For architects this decade, building efficiency will replace grandiosity
On Jan. 4, the new decade's first day of business, grand openings of two extraordinary real estate projects were widely reported: the $8.5 billion, 18.5 million square-foot City Center complex in Las Vegas; and the $1.5 billion Burj Khalifa in Dubai, the world's tallest skyscraper, standing more than a half-mile high on the east coast of the Arabian peninsula. Media commentators noted that both celebrations seemed like punctuation marks signaling the end of a decade of real estate investment excess and architectural extravagance.
You don't have to be a fortune teller to predict that huge, costly luxury projects such as City Center and the Burj Khalifa (formerly the Burj Dubai) will be emulated infrequently during the second decade of the 21st century.
As if to underscore the irony of this pair of grand openings, reports accompanying the coverage talked about diminished project opportunities and job losses afflicting architecture firms, including the firms that designed City Center and the Burj. Other Jan. 4 news stories continued coverage of the enduring global economic recession, weak real estate market and credit constraints, all of which affect architectural prospects.
What will keep architects busy during this decade? And will people be as interested when less exuberant, less idiosyncratic projects are completed and opened, given the propensity of the media and the public to focus on the exuberant and the idiosyncratic?
Part of the answer springs from the quest for sustainability and projects with ever-smaller carbon footprints, the goal being to conserve energy and curtail global climate change. Architects are especially committed to achieving sustainability through design. And, fortunately, more of their clients -- property owners, government agencies, cultural institutions -- share that commitment.
Sustainability is becoming an indispensable building attribute embraced by real estate developers, many of whom now perceive that being green is a necessary marketing asset. Whether selling to buyers or renting to tenants, they think that offering sustainable architecture provides a competitive advantage in the marketplace.
Meanwhile, state, county and municipal authorities, along with the federal government, are adopting policies, regulations and design standards encouraging, if not mandating, green architecture.

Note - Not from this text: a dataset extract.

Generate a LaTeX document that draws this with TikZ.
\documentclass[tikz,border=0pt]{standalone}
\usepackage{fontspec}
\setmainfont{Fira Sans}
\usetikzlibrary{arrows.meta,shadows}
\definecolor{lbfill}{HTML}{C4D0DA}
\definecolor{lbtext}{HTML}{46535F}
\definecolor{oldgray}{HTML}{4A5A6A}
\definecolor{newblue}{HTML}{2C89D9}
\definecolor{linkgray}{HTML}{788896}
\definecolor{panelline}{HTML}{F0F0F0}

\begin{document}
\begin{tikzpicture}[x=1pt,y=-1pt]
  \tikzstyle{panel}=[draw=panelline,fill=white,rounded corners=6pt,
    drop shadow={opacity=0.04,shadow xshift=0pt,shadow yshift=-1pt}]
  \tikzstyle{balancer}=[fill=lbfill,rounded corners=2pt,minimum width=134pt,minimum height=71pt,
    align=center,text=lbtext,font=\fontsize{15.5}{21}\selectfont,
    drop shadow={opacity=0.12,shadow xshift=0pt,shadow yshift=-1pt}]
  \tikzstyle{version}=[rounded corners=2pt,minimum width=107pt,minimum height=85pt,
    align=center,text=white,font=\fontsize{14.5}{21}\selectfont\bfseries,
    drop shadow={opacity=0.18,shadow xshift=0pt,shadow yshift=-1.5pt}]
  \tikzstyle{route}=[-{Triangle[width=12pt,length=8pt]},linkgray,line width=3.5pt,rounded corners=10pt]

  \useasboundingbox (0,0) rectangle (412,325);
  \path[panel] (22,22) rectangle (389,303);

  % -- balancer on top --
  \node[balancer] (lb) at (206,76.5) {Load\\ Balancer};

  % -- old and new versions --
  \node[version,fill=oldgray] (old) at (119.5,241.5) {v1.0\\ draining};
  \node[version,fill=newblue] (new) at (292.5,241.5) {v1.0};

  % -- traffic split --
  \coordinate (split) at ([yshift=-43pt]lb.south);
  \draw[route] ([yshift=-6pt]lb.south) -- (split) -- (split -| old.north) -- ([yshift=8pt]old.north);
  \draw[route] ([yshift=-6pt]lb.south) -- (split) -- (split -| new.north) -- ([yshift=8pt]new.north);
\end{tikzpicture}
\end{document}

To conserve resources and energy, the U.S. General Services Administration now has specific sustainability requirements for all new federal building projects.
In this decade, a much higher percentage of development and redevelopment projects will receive a LEED rating of silver, gold or platinum. LEED (Leadership in Energy and Environmental Design) is a sustainability measurement protocol developed and administered by the U.S. Green Building Council. Thousands of American architects and engineers have earned LEED certificates from the council.

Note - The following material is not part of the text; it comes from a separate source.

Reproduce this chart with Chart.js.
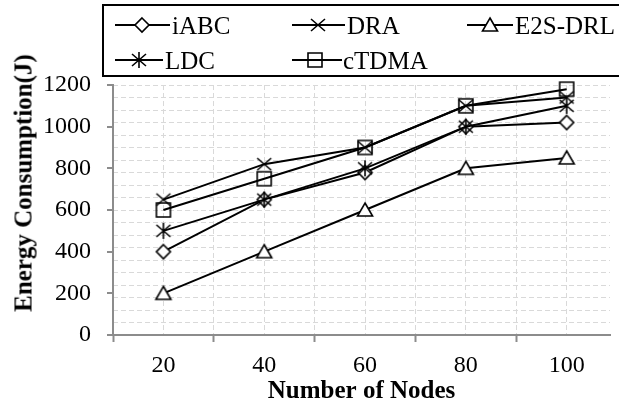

A LEED rating takes into account a broad spectrum of building attributes, among them the types and amounts of energy consumed for both construction and operation. That includes heating and cooling, ventilation, lighting, and equipment; the use of green, energy-saving materials that are recycled, replenishable, locally produced and environmentally safe; the effectiveness of building geometry and detailing in reducing energy needs; and efficiency in managing water and waste.

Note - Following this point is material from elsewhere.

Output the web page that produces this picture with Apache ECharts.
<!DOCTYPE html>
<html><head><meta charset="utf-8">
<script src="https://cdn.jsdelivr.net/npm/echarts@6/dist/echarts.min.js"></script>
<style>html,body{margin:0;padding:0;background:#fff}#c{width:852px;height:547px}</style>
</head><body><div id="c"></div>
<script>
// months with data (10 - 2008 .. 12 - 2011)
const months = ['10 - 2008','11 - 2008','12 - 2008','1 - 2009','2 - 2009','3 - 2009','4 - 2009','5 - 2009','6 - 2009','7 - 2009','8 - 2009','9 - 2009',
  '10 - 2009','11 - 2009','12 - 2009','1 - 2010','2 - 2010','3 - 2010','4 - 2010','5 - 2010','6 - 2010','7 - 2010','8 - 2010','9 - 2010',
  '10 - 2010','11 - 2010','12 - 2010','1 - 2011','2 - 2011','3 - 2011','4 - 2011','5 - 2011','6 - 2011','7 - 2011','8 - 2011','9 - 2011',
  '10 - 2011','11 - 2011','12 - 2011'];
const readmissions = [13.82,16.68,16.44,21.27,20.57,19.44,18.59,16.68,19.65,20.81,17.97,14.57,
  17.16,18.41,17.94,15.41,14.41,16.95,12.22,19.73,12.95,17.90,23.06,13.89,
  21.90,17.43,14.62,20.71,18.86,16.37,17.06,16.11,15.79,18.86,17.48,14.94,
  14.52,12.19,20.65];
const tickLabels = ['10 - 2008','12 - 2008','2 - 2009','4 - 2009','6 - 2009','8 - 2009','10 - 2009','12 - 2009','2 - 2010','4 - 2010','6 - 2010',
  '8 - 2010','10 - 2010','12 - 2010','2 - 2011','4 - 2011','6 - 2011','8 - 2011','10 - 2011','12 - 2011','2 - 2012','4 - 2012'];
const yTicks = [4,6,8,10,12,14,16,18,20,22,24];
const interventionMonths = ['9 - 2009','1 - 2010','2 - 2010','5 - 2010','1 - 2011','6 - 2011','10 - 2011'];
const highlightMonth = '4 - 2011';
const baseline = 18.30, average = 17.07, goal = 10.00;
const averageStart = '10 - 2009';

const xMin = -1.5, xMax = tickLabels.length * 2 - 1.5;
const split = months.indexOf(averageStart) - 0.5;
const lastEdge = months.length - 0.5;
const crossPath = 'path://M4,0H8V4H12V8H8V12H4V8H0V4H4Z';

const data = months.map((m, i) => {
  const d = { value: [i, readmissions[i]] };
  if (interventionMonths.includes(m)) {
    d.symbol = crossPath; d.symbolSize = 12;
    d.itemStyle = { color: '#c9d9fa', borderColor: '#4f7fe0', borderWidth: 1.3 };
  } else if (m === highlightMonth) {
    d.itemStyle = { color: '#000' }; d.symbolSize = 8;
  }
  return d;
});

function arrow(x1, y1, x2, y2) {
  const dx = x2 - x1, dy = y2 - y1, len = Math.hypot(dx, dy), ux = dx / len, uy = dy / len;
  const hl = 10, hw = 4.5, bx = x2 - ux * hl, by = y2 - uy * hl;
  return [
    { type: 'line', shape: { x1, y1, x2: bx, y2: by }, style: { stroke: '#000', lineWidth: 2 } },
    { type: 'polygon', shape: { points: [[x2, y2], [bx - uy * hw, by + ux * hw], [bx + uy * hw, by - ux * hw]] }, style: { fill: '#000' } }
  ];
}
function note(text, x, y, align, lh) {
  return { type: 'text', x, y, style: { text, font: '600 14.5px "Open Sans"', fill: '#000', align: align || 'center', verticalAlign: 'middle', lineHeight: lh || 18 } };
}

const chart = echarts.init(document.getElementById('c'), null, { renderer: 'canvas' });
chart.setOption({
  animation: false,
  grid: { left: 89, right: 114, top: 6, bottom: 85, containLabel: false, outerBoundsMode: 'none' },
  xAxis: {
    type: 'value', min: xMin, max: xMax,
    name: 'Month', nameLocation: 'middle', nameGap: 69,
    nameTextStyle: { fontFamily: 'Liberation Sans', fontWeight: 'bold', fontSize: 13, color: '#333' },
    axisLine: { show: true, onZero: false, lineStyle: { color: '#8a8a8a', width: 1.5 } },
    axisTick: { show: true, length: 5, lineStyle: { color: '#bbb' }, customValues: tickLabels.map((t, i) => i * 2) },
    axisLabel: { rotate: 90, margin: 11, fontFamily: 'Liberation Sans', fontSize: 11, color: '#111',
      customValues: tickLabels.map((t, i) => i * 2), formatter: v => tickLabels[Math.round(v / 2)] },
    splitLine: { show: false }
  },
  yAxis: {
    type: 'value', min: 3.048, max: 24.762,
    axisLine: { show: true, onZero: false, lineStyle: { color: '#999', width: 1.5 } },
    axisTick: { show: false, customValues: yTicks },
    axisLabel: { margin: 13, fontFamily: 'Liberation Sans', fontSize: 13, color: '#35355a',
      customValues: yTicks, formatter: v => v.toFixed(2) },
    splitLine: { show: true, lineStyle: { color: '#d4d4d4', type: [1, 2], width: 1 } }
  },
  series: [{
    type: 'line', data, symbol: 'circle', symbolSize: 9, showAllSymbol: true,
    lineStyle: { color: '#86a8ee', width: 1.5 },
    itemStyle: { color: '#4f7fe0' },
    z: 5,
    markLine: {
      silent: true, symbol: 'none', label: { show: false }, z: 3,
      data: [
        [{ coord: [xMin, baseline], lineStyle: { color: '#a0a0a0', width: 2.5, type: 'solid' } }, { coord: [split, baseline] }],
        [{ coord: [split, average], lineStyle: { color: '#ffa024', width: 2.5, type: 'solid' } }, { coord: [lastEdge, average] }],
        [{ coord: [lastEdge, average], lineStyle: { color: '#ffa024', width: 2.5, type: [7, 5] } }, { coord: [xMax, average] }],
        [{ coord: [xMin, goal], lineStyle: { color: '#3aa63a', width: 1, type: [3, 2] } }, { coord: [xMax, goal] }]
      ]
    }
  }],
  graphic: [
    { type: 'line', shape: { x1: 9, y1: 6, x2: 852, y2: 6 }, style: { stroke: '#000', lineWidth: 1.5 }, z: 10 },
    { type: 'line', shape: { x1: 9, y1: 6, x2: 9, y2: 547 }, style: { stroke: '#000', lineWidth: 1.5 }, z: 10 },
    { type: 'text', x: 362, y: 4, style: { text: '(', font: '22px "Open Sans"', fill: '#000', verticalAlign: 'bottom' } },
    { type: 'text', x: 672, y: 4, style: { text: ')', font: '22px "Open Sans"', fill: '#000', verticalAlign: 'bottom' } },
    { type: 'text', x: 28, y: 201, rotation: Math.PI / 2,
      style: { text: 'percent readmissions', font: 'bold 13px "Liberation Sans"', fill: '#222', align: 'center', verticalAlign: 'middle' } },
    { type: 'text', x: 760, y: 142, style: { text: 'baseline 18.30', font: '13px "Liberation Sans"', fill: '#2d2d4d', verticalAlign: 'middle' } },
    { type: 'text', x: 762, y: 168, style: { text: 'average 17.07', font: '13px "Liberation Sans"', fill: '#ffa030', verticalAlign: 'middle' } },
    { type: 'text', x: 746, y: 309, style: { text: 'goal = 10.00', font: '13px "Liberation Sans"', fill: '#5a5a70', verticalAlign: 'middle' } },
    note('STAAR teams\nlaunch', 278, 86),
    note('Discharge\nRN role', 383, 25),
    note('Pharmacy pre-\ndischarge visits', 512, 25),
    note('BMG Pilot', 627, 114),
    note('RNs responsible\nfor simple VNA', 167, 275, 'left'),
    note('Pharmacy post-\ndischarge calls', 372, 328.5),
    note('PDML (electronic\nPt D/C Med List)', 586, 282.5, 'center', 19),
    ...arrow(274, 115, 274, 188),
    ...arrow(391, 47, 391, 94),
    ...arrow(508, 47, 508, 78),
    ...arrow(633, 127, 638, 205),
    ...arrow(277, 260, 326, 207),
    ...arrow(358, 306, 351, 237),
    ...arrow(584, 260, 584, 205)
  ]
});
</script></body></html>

LEED evaluation also rewards low-impact site attributes, such as soils that favor construction, a lack of disturbed wetlands, the protection and use of native vegetation, the availability of infrastructure and public transportation, and pedestrian access to nearby shopping and other community facilities.
Yet by far the greenest real estate development strategy is to avoid designing and constructing a new building.
Despite current use and physical condition, an existing building embodies an enormous amount of previously invested energy and economic resources. That energy and those resources went into producing, transporting, finishing and installing the building's many materials, as well as acquiring and preparing the building site, including off-site infrastructure.
Many aging, functionally and technologically obsolete buildings may be beyond saving. But many will be worth preserving, not only as the best way to create green architecture, but also to recognize architectural and historic merit.
Thus, instead of designing new, monumentally sized edifices with equally monumental budgets, architects are likely to be kept busy modifying, expanding and repurposing much of America's existing building stock.
Indeed, transformation of existing buildings probably will account for a growing share of construction in coming years, if not decades. And transforming an existing building frequently can be an opportunity for artful creativity and invention, as aesthetically stimulating as constructing something totally new, grandiose and unconventional.
But will media and public interest in an innovative real estate retrofit match their interest in a multibillion-dollar, architectural tour-de-force? That remains to be seen.
Roger K. Lewis is a practicing architect and a professor emeritus of architecture at the University of Maryland.